With Prasad as its behind-the-scenes powerhouse, the RIBA has raised its political profile in other ways too. “The RIBA is a very changed organisation compared with a few years ago,” he says, before reeling off a list to prove his point. “Look at the recent response to government initiatives, white papers and so on. Look at the Manifesto for Architecture, published in April 2005, and the recent half-term report, the so-called Blueprint for Brown.
The biggest lesson I’ve learned from Cabe is how to approach government and what gets their ear
“Look at our presence at the party conferences and our collaboration with other bodies to make joint approaches to government on matters of common interest.
“They include the RICS, the Institution of Civil engineers, the British Property Federation. On the housing front, they include the Housing Corporation and English Partnerships on space standards, and the Home Builders Federation on climate change and zero-carbon housing.”
It is perhaps no coincidence that this year’s RIBA conference, to be held in Paris from 25-27 October, will be on the theme of collaboration.
Prasad’s other deep-seated concern is climate change and sustainable development. This also stretches back to his childhood in Dehradun in the Himalayan foothills. “The community I grew up in was a very much an idealistic, self-sufficient one with very strong notions of living in balance with the environs and the earth. In fact, there was methane gas production from domestic waste and solar-powered cookers and water heaters.”

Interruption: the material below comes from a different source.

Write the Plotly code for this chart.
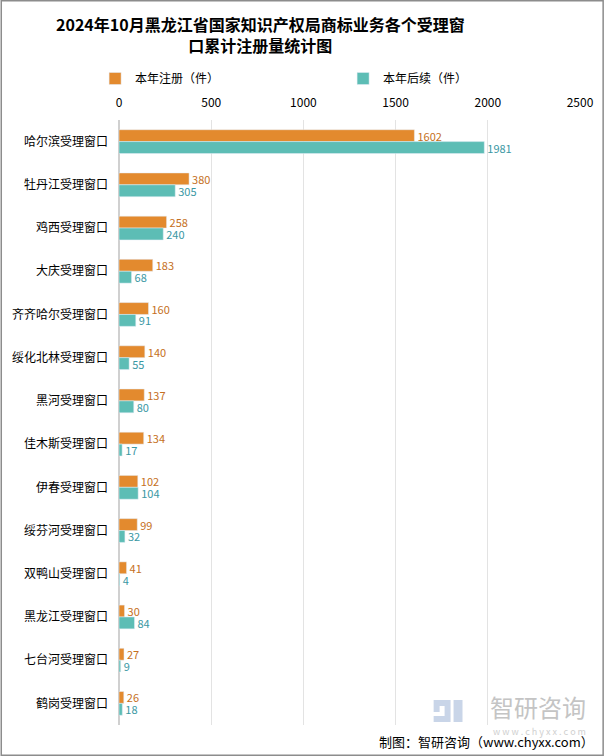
import plotly.graph_objects as go

categories = ["哈尔滨受理窗口", "牡丹江受理窗口", "鸡西受理窗口", "大庆受理窗口", "齐齐哈尔受理窗口",
              "绥化北林受理窗口", "黑河受理窗口", "佳木斯受理窗口", "伊春受理窗口", "绥芬河受理窗口",
              "双鸭山受理窗口", "黑龙江受理窗口", "七台河受理窗口", "鹤岗受理窗口"]
reg = [1602, 380, 258, 183, 160, 140, 137, 134, 102, 99, 41, 30, 27, 26]
follow = [1981, 305, 240, 68, 91, 55, 80, 17, 104, 32, 4, 84, 9, 18]
x_ticks = [0, 500, 1000, 1500, 2000, 2500]

FONT = "Noto Sans CJK SC"
L, R, T, B = 119, 24, 120, 31
PW, PH = 606 - L - R, 756 - T - B


def px(x):
    return (x - L) / PW


def py(y):
    return (756 - B - y) / PH


fig = go.Figure()
fig.add_trace(go.Bar(y=categories, x=reg, orientation="h", name="本年注册（件）",
                     marker=dict(color="#E38A2E"), text=reg, textposition="outside",
                     constraintext="none", textangle=0,
                     textfont=dict(color="#C56F22", size=11, family=FONT), cliponaxis=False))
fig.add_trace(go.Bar(y=categories, x=follow, orientation="h", name="本年后续（件）",
                     marker=dict(color="#5DBDB5"), text=follow, textposition="outside",
                     constraintext="none", textangle=0,
                     textfont=dict(color="#3A97A3", size=11, family=FONT), cliponaxis=False))

icon_col = "#C9D5E8"
shapes = [dict(type="rect", xref="paper", yref="paper", x0=px(0.75), x1=px(605.25),
               y0=py(755.25), y1=py(0.75), line=dict(color="#8C8C8C", width=1.5))]
for (x0, y0, x1, y1) in [(435, 700, 452, 706), (446, 706, 452, 716), (435, 716, 452, 722),
                         (435, 706, 441, 712), (455, 700, 464, 722)]:
    shapes.append(dict(type="rect", xref="paper", yref="paper", x0=px(x0), x1=px(x1),
                       y0=py(y1), y1=py(y0), line=dict(width=0), fillcolor=icon_col,
                       layer="below"))

fig.update_layout(
    width=606, height=756,
    paper_bgcolor="white", plot_bgcolor="white",
    font=dict(family=FONT, size=12, color="#000"),
    barmode="group", bargap=0.45, bargroupgap=0,
    margin=dict(l=L, r=R, t=T, b=B),
    legend=dict(orientation="h", x=px(95), y=py(64), yanchor="top", xanchor="left",
                font=dict(size=12), entrywidth=203, entrywidthmode="pixels",
                traceorder="normal"),
    xaxis=dict(side="top", range=[0, 2500], tickvals=x_ticks, showgrid=True,
               gridcolor="#E3E3E3", gridwidth=1, zeroline=True, zerolinecolor="#D0D0D0",
               showline=False, ticks="", tickfont=dict(size=12), ticklabelstandoff=10),
    yaxis=dict(autorange="reversed", ticks="", showline=False,
               tickfont=dict(size=12), ticklabelstandoff=10),
    shapes=shapes,
    annotations=[
        dict(text="<b>2024年10月黑龙江省国家知识产权局商标业务各个受理窗<br>口累计注册量统计图</b>",
             xref="paper", yref="paper", x=px(261), y=py(34), xanchor="center",
             yanchor="middle", showarrow=False,
             font=dict(size=16, family=FONT, color="#000")),
        dict(text="制图：智研咨询（www.chyxx.com）", xref="paper", yref="paper",
             x=px(598), y=py(741), xanchor="right", yanchor="middle", showarrow=False,
             font=dict(size=13, color="#000")),
        dict(text="智研咨询", xref="paper", yref="paper", x=px(590), y=py(706),
             xanchor="right", yanchor="middle", showarrow=False,
             font=dict(size=24, color="#C4C4C4")),
        dict(text="w w w . c h y x x . c o m", xref="paper", yref="paper", x=px(590), y=py(731),
             xanchor="right", yanchor="middle", showarrow=False,
             font=dict(size=9, color="#D0D0D0")),
    ],
)
fig.write_html("out.html", config={"displayModeBar": False},
               post_script="document.body.style.margin='0';document.body.style.overflow='hidden';")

Within the RIBA, Prasad helped set up the combatting climate change working group at the end of last year. The institution’s current climate change policy is based on the principle of contraction and convergence, which has a similar sharing philosophy to that of the Gandhian community in which he grew up. “We believe overall global emissions of carbon-dioxide should contract and also converge towards an equitable distribution.
“But those CO2 emission targets can only be delivered if we’re tooled up. The next thing for us to produce is a toolkit to skill up every architect, their colleagues, co-professionals and clients to help deliver those targets.”
The toolkit is being devised with Peter Rickaby of Rickaby Thompson as consultant. Prasad says the first tranche will be published next month, with the subsequent bits published for the small practices conference in October.
The president-elect doesn’t want to impose strictures on the RIBA’s members, though, but work with them. A laudably democratic ambition, but wouldn’t the diffusion of opinions emanating from grass roots architects blur the focused, top-level collaborations he plans to continue with government and other industry bodies?
Prasad sees no conflict here, as it is where his vision of the RIBA as a network of knowledge communities comes into play. “There’s no point in having a policy that’s not deliverable and the people who know most how to deliver it in the RIBA are the people on the ground – their opinion is vital.
“You actually find that when it comes to it, consensus emerges, because there are always better ways that we can agree on. In my experience, people do make their input, though you have to filter that input.”
Keeping the discussion bubbling away at the grass roots, then sifting it for distribution to the world at large and for influencing government will be quite a task, but surely one that Sunand Prasad, the architect-politician-academic, can get his head around.